While it is reasonable to criticise and castigate our political leaders for self-serving agendas and a lack of vision - all of which failed to generate a momentum with the public - we should still remember that only a few short years ago, we surrendered our sovereignty when the Troika took over.
Hundreds of thousands of our people left as our economy went over a cliff. We are beginning to turn a corner thanks to a Herculean effort by a workforce that endured some of the most severe austerity measures ever visited on a nation in the Western world. The reasons for the crash have been well-rehearsed: Reckless banking, over-reliance on the construction industry, light-touch regulation, a huge blow-out in expenditure and key critical policy failures, all combined to bring this country to its knees.
But Ireland is getting back on its feet. Foreign direct investment has flowed inwards, attracted by a climate of stability and an able, and highly-skilled, workforce. We have the potential to move to a more secure and stable future by building on a foundation that has been set in place, at such cost, and to the tremendous credit of the Irish people.
Who should manage that future is what is at stake tomorrow. And that is why it is so crucial to exercise your franchise. It has been rightly said that voter apathy is a civic abdication.
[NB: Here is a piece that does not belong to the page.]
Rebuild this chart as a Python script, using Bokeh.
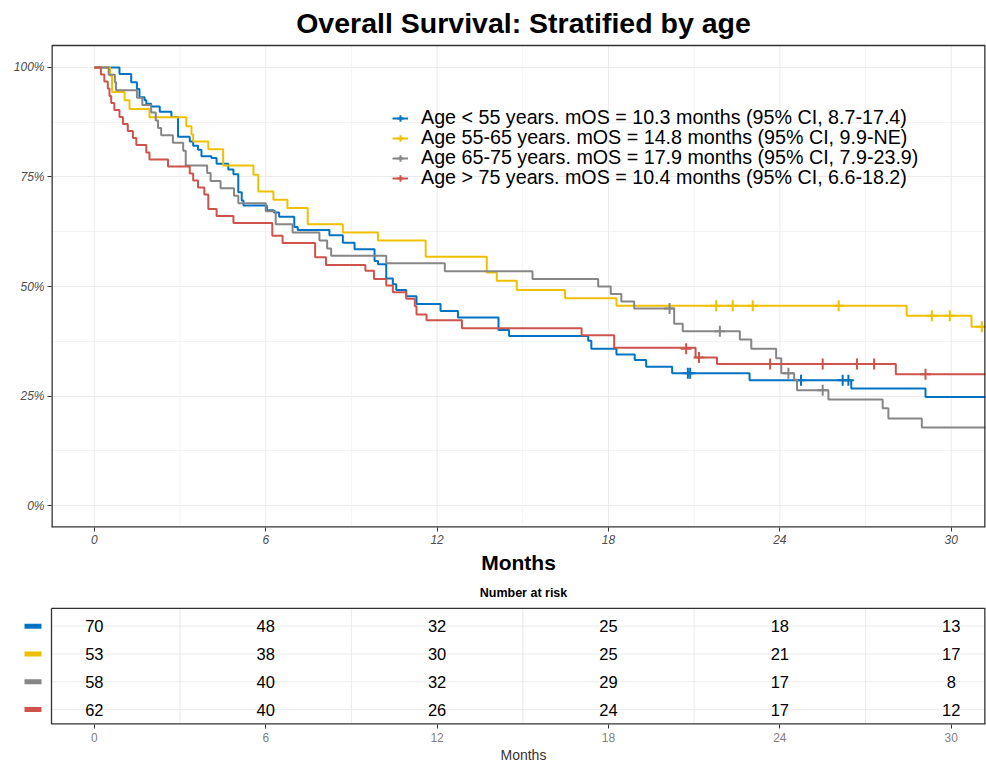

In one of the more telling moments of Tuesday night's debate, all our leaders found themselves on the ropes on the issue of cronyism. Cronyism is the second cousin of gombeenism, and has no place in good governance.
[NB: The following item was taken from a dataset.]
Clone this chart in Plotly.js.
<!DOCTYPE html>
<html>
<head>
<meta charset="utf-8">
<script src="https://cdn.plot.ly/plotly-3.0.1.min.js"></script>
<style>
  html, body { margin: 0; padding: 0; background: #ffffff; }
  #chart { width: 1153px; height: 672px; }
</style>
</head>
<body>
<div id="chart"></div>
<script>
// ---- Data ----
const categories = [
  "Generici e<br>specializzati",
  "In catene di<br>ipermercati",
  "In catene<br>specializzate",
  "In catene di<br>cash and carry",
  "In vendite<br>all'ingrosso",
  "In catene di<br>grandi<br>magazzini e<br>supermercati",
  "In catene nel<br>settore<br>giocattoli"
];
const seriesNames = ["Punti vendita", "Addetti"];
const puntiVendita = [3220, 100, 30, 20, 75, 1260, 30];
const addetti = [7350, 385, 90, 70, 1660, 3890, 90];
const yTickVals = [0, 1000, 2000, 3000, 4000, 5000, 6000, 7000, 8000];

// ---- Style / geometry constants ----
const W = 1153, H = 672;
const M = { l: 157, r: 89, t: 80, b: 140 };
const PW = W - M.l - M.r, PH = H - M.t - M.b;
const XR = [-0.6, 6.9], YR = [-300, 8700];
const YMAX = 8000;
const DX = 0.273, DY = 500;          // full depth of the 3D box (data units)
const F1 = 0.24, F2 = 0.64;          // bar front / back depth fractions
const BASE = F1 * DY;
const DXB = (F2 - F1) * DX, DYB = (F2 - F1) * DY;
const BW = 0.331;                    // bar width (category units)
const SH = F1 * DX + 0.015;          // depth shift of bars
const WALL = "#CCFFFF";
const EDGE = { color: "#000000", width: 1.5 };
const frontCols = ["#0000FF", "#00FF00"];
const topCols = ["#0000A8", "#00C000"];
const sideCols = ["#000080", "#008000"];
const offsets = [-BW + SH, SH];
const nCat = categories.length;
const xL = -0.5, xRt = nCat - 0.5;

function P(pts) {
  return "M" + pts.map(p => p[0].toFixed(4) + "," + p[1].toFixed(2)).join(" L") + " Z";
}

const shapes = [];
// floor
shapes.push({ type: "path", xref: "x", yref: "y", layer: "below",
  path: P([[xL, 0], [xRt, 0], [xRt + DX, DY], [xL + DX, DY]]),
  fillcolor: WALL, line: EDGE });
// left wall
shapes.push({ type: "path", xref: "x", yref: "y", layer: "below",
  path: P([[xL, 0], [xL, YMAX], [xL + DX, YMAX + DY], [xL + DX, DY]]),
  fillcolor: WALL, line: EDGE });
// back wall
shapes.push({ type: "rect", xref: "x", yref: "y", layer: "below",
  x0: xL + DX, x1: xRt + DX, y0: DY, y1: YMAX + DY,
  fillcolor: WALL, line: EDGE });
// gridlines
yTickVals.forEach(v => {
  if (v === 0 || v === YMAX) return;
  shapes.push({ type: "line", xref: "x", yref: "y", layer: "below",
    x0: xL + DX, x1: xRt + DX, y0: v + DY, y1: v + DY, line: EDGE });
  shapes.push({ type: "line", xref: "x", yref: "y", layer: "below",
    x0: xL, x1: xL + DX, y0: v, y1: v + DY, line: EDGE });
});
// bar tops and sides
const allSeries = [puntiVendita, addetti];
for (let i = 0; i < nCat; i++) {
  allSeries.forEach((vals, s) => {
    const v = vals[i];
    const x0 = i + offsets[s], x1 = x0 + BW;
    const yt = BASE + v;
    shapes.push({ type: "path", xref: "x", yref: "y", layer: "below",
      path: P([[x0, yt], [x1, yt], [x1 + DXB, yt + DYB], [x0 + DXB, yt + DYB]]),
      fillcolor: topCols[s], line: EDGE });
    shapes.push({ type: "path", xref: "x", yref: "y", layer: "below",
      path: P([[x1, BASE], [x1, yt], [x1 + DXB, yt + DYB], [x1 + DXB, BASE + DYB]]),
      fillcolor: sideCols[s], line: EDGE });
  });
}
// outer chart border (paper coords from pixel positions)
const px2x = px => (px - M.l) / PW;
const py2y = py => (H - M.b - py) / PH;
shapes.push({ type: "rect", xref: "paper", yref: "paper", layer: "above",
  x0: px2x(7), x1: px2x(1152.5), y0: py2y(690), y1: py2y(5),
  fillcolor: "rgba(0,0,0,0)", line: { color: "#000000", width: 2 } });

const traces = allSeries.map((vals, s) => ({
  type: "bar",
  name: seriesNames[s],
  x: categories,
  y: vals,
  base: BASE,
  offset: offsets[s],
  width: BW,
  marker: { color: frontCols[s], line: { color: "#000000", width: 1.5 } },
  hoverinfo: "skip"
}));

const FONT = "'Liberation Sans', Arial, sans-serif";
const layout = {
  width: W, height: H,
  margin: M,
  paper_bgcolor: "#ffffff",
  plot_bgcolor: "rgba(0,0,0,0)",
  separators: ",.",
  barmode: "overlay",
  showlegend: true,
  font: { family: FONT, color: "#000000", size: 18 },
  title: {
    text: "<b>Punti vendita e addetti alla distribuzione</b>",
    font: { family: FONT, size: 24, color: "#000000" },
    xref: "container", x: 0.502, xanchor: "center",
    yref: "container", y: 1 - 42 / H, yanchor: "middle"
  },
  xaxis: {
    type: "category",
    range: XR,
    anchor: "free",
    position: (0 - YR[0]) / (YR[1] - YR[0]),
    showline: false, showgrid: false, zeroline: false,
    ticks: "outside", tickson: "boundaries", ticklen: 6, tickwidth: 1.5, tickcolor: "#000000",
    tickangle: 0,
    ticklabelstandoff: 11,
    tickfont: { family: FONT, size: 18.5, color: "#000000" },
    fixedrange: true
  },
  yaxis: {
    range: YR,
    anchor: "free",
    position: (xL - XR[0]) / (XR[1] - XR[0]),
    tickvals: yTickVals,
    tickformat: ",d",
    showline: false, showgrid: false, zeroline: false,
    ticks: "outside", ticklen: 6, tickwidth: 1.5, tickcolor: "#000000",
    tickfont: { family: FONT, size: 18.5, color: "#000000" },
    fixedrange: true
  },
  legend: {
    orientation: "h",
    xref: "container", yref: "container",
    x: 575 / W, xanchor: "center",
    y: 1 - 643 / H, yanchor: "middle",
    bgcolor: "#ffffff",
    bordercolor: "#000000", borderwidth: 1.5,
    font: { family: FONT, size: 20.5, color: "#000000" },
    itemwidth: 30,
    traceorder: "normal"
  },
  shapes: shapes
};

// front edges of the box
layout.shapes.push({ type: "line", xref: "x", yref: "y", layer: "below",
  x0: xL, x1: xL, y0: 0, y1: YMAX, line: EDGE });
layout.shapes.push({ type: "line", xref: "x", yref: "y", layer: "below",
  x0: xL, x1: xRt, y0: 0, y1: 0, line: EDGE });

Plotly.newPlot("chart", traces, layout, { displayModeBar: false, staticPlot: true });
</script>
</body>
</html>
They all also struggled to varying degrees on how precisely they would manage the national purse. All found failures in our public services, especially on health and housing, which have fed into feelings of exclusion and alienation. So there is still clearly a prodigious amount of work to be done which will demand solidity, leadership and direction. The resilience of the economy is not a given, it requires social cohesion, trust and fairness.
Speaking at the Green Party's final press conference before the poll, Eamon Ryan said his "biggest fear is that the Irish people will not be inspired to go out and vote" after the campaign. "If there is one message I have today it is 'don't give up on politics'. It's our best way of deciding how we set our future for this country," he said. And so it is.
The American entrepreneur Seth Godin said that: "Leaders lead when they take positions, when they connect with their tribes, and when they help the tribe connect to itself."
The last few years have seen a breakdown in connections with our traditional tribes and their leaders. Some feel it matters little who is in charge so long as someone is. But one ought not take such things for granted. In the conduct of public affairs, experience has shown that if you have a chance to have a say, you should surely seize it.